The following is taken from page 8 of Alon and Spencer's The Probabilistic Method.
$ \prod_{i = 0}^{n-1} \frac{v - 2i}{v-i} \sim e^{-n^2/2v} $ as long as $v \gg n^{3/2}$, estimating $\frac{v-2i}{v-i} = 1 - \frac{i}{v} + O\left(\frac{i^2}{v^2}\right) = e^{-i/v + O(i^2/v^2)}$
I'm able to derive the asymptotics expression on the first line given the equality on the second line, and it is in this derivation that the condition $v \gg n^{3/2}$ is used.

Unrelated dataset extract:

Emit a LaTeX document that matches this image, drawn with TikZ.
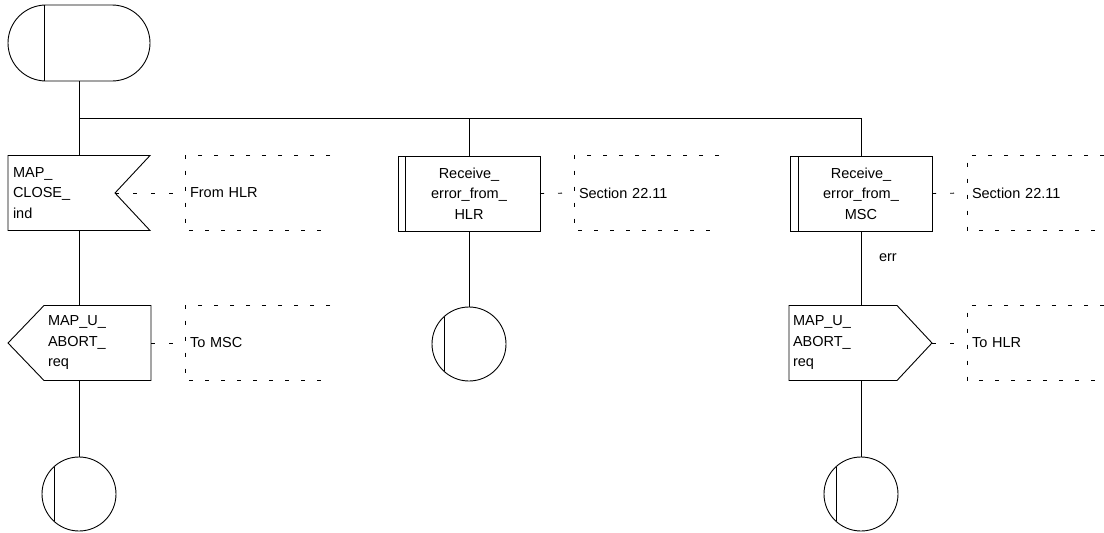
\documentclass[tikz,border=0pt]{standalone}
\usepackage{fontspec}
\setmainfont{Liberation Sans}
\usetikzlibrary{shapes.misc}
\begin{document}
\begin{tikzpicture}[x=1pt,y=-1pt,line width=0.9pt,
  every node/.style={font=\fontsize{14.5}{20.5}\selectfont, outer sep=0pt, inner sep=0pt},
  symb/.style={minimum height=75pt, draw=none},
  comm/.style={minimum width=145pt, minimum height=75pt, anchor=west, text width=135pt, align=left, draw=none},
  cdash/.style={dash pattern=on 4pt off 12pt},
  ldash/.style={dash pattern=on 4pt off 14pt},
  endc/.style={circle, draw, minimum size=74pt}]
\useasboundingbox (0,0) rectangle (1104,533);

% start
\node[draw, rounded rectangle, minimum width=142pt, minimum height=76pt] (start) at (79,43) {};
\draw ([xshift=-35pt]start.north) -- ([xshift=-35pt]start.south);
\coordinate (j1) at (79,118);
\coordinate (j2) at (469,118);
\coordinate (j3) at (861,118);
\draw (start.south) -- (j1) -- (j3);

% branch 1
\node[symb, minimum width=142pt, text width=132pt, align=left] (in1) at (79,193) {MAP\_\\CLOSE\_\\ind};
\draw (in1.north west) -- (in1.north east) -- ([xshift=-35pt]in1.east) -- (in1.south east) -- (in1.south west) -- cycle;
\draw (j1) -- (in1.north);
\node[comm] (c1) at (185,193) {From HLR};
\draw[cdash] (c1.north east) -- (c1.north west) -- (c1.south west) -- (c1.south east);
\draw[ldash] ([xshift=-35pt]in1.east) -- (c1.west);

\node[symb, minimum width=107pt, text width=99pt, align=left] (out1) at (97.5,343) {MAP\_U\_\\ABORT\_\\req};
\draw (out1.north west) -- (out1.north east) -- (out1.south east) -- (out1.south west) -- ([xshift=-36pt]out1.west) -- cycle;
\draw (in1.south) -- (in1.south |- out1.north);
\node[comm] (c4) at (185,343) {To MSC};
\draw[cdash] (c4.north east) -- (c4.north west) -- (c4.south west) -- (c4.south east);
\draw[ldash] (out1.east) -- (c4.west);

\node[endc] (e1) at (79,494) {};
\draw (in1.south |- out1.south) -- (e1.north);
\draw ([xshift=-25pt,yshift=27pt]e1.center) -- ([xshift=-25pt,yshift=-27pt]e1.center);

% branch 2
\node[symb, minimum width=142pt, text width=132pt, align=center] (p1) at (469,193.5) {Receive\_\\error\_from\_\\HLR};
\draw (p1.north west) rectangle (p1.south east);
\draw ([xshift=7pt]p1.north west) -- ([xshift=7pt]p1.south west);
\draw (j2) -- (p1.north);
\node[comm] (c2) at (574,193) {Section 22.11};
\draw[cdash] (c2.north east) -- (c2.north west) -- (c2.south west) -- (c2.south east);
\draw[ldash] (p1.east) -- (c2.west);

\node[endc] (e0) at (469,344) {};
\draw (p1.south) -- (e0.north);
\draw ([xshift=-25pt,yshift=27pt]e0.center) -- ([xshift=-25pt,yshift=-27pt]e0.center);

% branch 3
\node[symb, minimum width=142pt, text width=132pt, align=center] (p2) at (861,193.5) {Receive\_\\error\_from\_\\MSC};
\draw (p2.north west) rectangle (p2.south east);
\draw ([xshift=8pt]p2.north west) -- ([xshift=8pt]p2.south west);
\draw (j3) -- (p2.north);
\node[comm, minimum width=137pt, text width=127pt] (c3) at (967,193) {Section 22.11};
\draw[cdash] (c3.north east) -- (c3.north west) -- (c3.south west) -- (c3.south east);
\draw[ldash] (p2.east) -- (c3.west);

\node[symb, minimum width=108pt, text width=100pt, align=left] (out2) at (843,343) {MAP\_U\_\\ABORT\_\\req};
\draw (out2.north west) -- (out2.north east) -- ([xshift=35pt]out2.east) -- (out2.south east) -- (out2.south west) -- cycle;
\draw (p2.south) -- (p2.south |- out2.north);
\node[anchor=west] (err) at (879,258) {err};
\node[comm, minimum width=137pt, text width=127pt] (c5) at (967,343) {To HLR};
\draw[cdash] (c5.north east) -- (c5.north west) -- (c5.south west) -- (c5.south east);
\draw[ldash] ([xshift=35pt]out2.east) -- (c5.west);

\node[endc] (e2) at (861,494) {};
\draw (p2.south |- out2.south) -- (e2.north);
\draw ([xshift=-25pt,yshift=27pt]e2.center) -- ([xshift=-25pt,yshift=-27pt]e2.center);
\end{tikzpicture}
\end{document}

What I do not understand:
Why is $\frac{v-2i}{v-i} =1 - \frac{i}{v} + O\left(\frac{i^2}{v^2}\right)?$ At a gut level, I see that $i$ is quite small compared to $v$, so the ratio should be a little less than $1$, but I think I proper derivation would be instructive to me.
Why is $1 - \frac{i}{v} + O\left(\frac{i^2}{v^2}\right) = e^{-i/v + O(i^2/v^2)}?$ I am familiar with the fact that $1 - x \sim e^{-x}$ for small, positive $x$, but what justifies taking $O(i^2/v^2)$ directly into the exponent?